Essential viewing for both those familiar and unfamiliar with the subject
While re-watching episode three, "The Unchained Camera," I fell in love with Cinema Europe all over again. While I do not have a strong grasp of Scandinavian silent cinema, I know German silent cinema well. I have read sections from Lottie Eisner's The Haunted Screen. Nosferatu is one of my favorite horror films (from any period), and I will forever adore Louise Brooks because of the films she made with G.W. Pabst. Yet, in spite of all that, I was still surprised by this episode.

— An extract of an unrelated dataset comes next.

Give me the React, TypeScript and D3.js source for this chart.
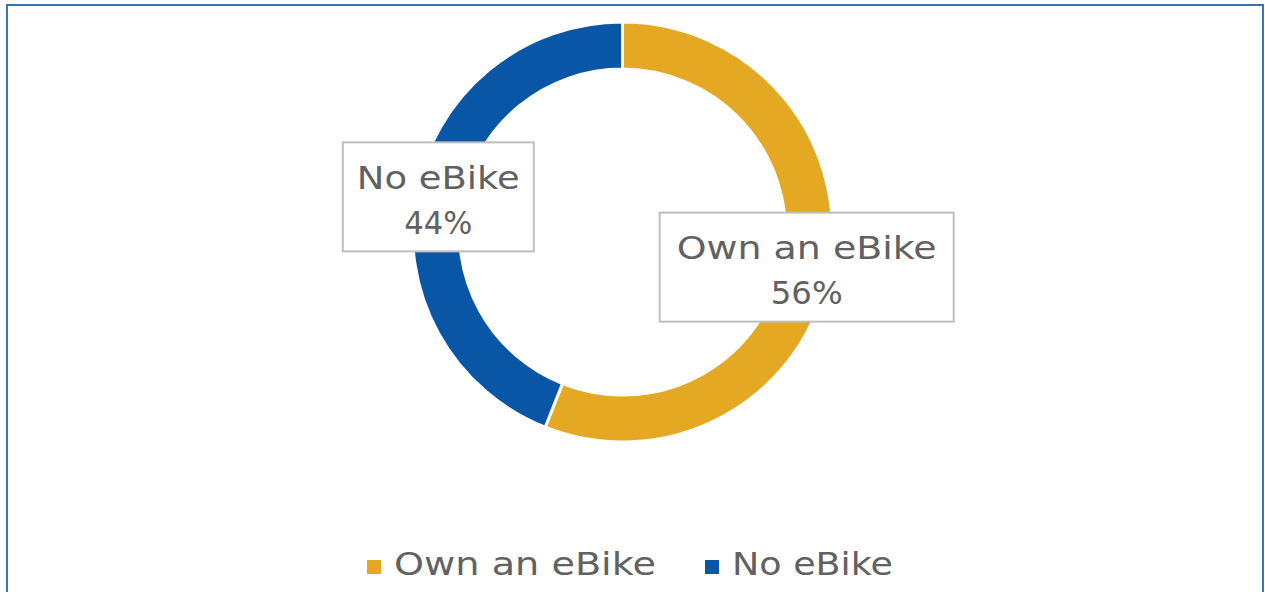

"The Unchained Camera" taught me about history. I did not know that the British continued its blockade against Germany for a year after World War One ended. I did not know that censorship was so relaxed that Germany could make films about drug addiction (Opium) and homosexuality (Different from Others). The episode also reminded me of how much I have not seen. I watch a lot of different kinds of movies (as I am re-watching the Cinema Europe series, I am also re-watching Something Weird Video's Dusk To Dawn Drive-In Trailer Trashorama Show series). Cinema Europe reminded me of Robert Wiene's adaptation of Crime and Punishment, of Variety, of The White Hell of Pizu Palo, of The Joyless Street, all films I have occasionally thought about watching over the years, but somehow never got around to.
The other reviewer mentioned how "The Unchained Camera" gave away the endings of some of these classics. Normally, I would agree, but the episode uses the ending of Cabinet of Dr. Caligari to good effect. The episode is not giving away the ending just to give away the ending. I would recommend this episode to anyone.